═════ Supplied data
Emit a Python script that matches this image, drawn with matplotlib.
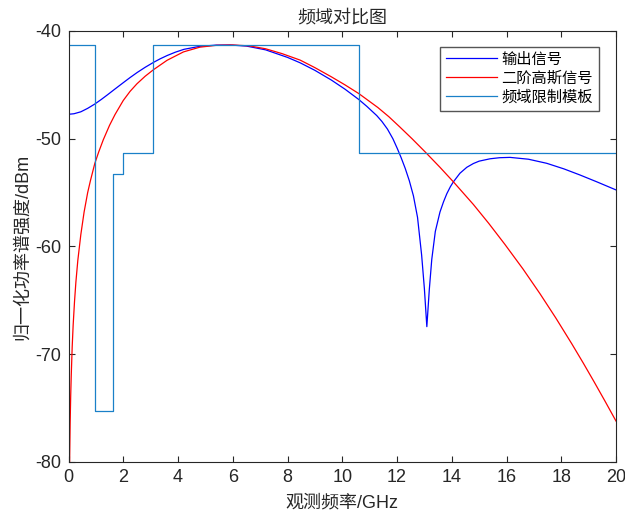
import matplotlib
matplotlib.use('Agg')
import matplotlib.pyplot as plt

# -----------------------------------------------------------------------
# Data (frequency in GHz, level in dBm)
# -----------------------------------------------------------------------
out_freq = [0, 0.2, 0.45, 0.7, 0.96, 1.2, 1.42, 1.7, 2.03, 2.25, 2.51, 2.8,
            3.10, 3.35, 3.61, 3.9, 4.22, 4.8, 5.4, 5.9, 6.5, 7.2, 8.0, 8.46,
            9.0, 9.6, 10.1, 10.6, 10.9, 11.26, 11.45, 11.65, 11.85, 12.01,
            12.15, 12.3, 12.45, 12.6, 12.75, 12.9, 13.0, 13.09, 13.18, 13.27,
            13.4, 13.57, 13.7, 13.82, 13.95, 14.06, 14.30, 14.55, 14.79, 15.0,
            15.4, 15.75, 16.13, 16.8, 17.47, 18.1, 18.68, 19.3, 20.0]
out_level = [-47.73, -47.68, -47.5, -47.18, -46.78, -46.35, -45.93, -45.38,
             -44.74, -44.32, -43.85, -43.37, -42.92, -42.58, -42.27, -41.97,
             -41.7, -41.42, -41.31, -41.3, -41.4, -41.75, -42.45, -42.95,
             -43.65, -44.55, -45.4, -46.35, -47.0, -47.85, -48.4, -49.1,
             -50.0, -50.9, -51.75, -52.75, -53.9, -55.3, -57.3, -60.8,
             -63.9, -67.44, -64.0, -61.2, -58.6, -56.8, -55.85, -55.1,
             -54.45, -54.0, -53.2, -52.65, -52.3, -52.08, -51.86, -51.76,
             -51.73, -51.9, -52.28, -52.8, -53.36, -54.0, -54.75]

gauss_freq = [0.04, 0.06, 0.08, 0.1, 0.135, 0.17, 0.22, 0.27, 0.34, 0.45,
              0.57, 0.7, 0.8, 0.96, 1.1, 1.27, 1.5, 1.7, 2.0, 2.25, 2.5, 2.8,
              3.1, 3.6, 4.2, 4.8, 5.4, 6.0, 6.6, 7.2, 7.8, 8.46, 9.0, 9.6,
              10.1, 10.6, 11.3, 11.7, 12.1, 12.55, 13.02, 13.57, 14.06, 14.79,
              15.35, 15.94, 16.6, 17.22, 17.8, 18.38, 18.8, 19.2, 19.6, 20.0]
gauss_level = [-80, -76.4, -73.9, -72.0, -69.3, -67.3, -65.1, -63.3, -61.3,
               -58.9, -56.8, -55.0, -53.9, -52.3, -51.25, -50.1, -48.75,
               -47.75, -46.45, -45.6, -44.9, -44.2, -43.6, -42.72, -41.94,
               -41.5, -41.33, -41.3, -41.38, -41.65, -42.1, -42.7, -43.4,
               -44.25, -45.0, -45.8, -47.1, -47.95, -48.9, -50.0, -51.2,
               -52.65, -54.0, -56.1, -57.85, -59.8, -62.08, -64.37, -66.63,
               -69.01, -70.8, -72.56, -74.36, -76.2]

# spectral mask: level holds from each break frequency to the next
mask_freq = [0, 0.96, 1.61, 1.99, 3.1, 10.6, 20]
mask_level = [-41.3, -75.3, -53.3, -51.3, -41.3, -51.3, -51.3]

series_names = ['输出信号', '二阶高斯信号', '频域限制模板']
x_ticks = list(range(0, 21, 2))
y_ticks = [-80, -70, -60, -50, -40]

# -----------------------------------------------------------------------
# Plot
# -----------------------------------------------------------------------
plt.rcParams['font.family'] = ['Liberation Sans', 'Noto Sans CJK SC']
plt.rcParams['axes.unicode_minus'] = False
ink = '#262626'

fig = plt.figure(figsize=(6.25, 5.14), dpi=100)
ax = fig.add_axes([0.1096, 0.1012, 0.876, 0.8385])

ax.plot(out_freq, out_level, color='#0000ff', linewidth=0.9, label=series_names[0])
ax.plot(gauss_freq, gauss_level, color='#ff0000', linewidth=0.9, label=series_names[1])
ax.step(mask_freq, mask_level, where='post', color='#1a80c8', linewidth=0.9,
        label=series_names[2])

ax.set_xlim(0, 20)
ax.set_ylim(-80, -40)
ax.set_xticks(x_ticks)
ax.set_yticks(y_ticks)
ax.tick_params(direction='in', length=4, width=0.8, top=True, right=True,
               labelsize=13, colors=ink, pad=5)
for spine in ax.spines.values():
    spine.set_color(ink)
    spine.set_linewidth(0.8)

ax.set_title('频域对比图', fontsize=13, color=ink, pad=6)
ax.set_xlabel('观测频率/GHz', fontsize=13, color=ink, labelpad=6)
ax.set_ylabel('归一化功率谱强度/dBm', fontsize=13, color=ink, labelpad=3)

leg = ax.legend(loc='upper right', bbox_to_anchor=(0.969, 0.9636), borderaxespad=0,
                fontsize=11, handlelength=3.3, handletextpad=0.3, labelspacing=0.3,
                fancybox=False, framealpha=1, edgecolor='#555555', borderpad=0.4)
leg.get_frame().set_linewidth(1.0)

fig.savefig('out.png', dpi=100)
══════════
Prompt — Exactly reproduce the run of lines from the start of the listing through the line with "import matplotlib.pyplot as plt", inclusive; pictures are not copied.

Exercise answer —
Emit a Python script that matches this image, drawn with matplotlib.
import matplotlib
matplotlib.use('Agg')
import matplotlib.pyplot as plt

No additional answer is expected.